Adapun pantauan di lokasi, aktivitas pondok pesantren yang berdiri di samping kanan itu nampak seperti hari-hari biasanya. Beberapa santri terlihat lalu lalang di halaman depan pondokan, beberapa di antaranya juga terlihat masuk ke dalam masjid untuk mengulang-ulang hafalan. Sebagian di antaranya juga sedang asyik bermain bola dan yang lainnya terlihat santai beristirahat.

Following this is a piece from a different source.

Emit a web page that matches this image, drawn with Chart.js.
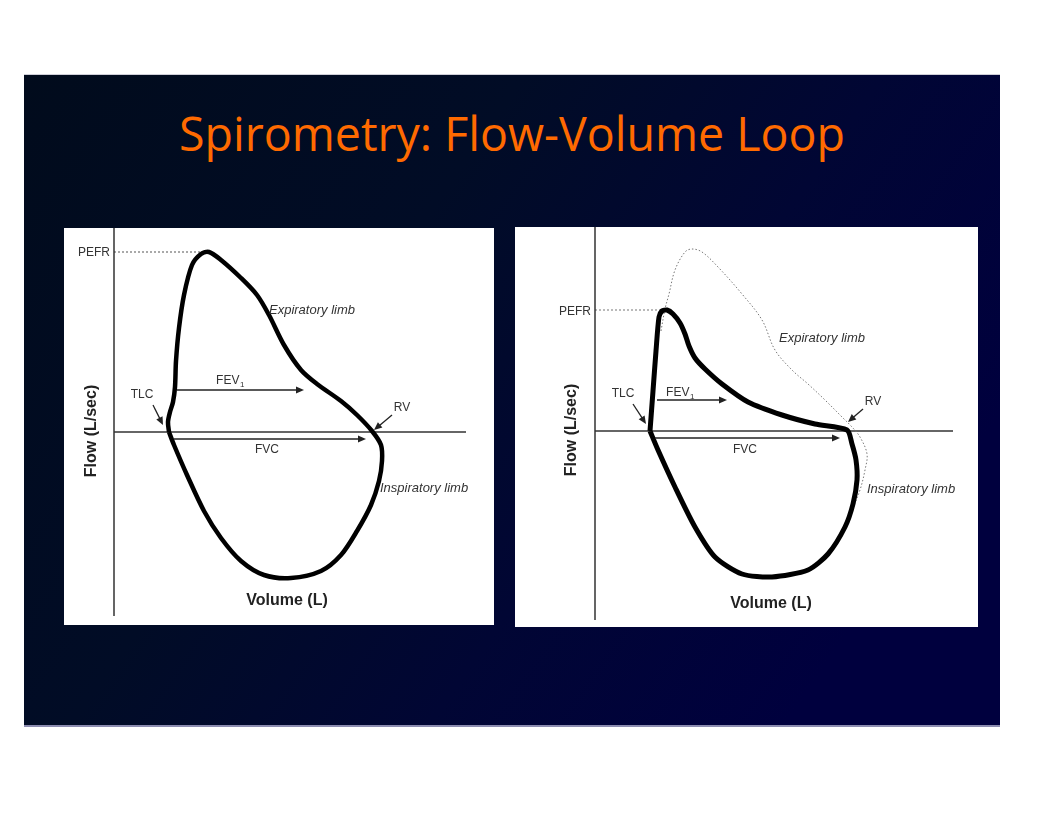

Kepala Bidang Perlindungan Anak, Dinas Pemberdayaan Perempuan Perlindungan Anak Sulawesi Selatan, Meisy Papayungan mengatakan kekerasan di dunia pendidikan acap kali berawal dari perilaku perundungan yang tidak terlihat di permukaan lingkungan sosial baik di sekolah ataupun pesantren.

Menurut dia, hal itu menjadi pekerjaan rumah bagi penyelenggara pendidikan untuk memasifkan dan telaten melakukan pengawasan konflik di lingkungan sosial sekolah ataupun pesantren agar dunia pendidikan tidak diwarnai dengan kasus kekerasan.

“Kalau ada penganiayaan sampai meninggal itu biasanya bukan kejadian pertama, itu bisa jadi merupakan akumulasi dari rentetan pembullyan dan perundungan,” kata Meisy.

Menurut dia, proses penyelesaian konflik pada dunia pendidikan dengan cara penyelesaian ke dalam atau diselesaikan secara internal. Namun, yang menjadi tantangan adalah cara memastikan masalah tersebut dapat benar-benar selesai agar tidak terjadi dan tidak menelan korban jiwa.

“Kalau ada yang bermasalahkan harus segera dimediasi. Meskipun korban bullying atau penganiayaan itu belum terima, namun pihak penyelenggara pendidikan juga meminta untuk berdamai,” ujar Meisy.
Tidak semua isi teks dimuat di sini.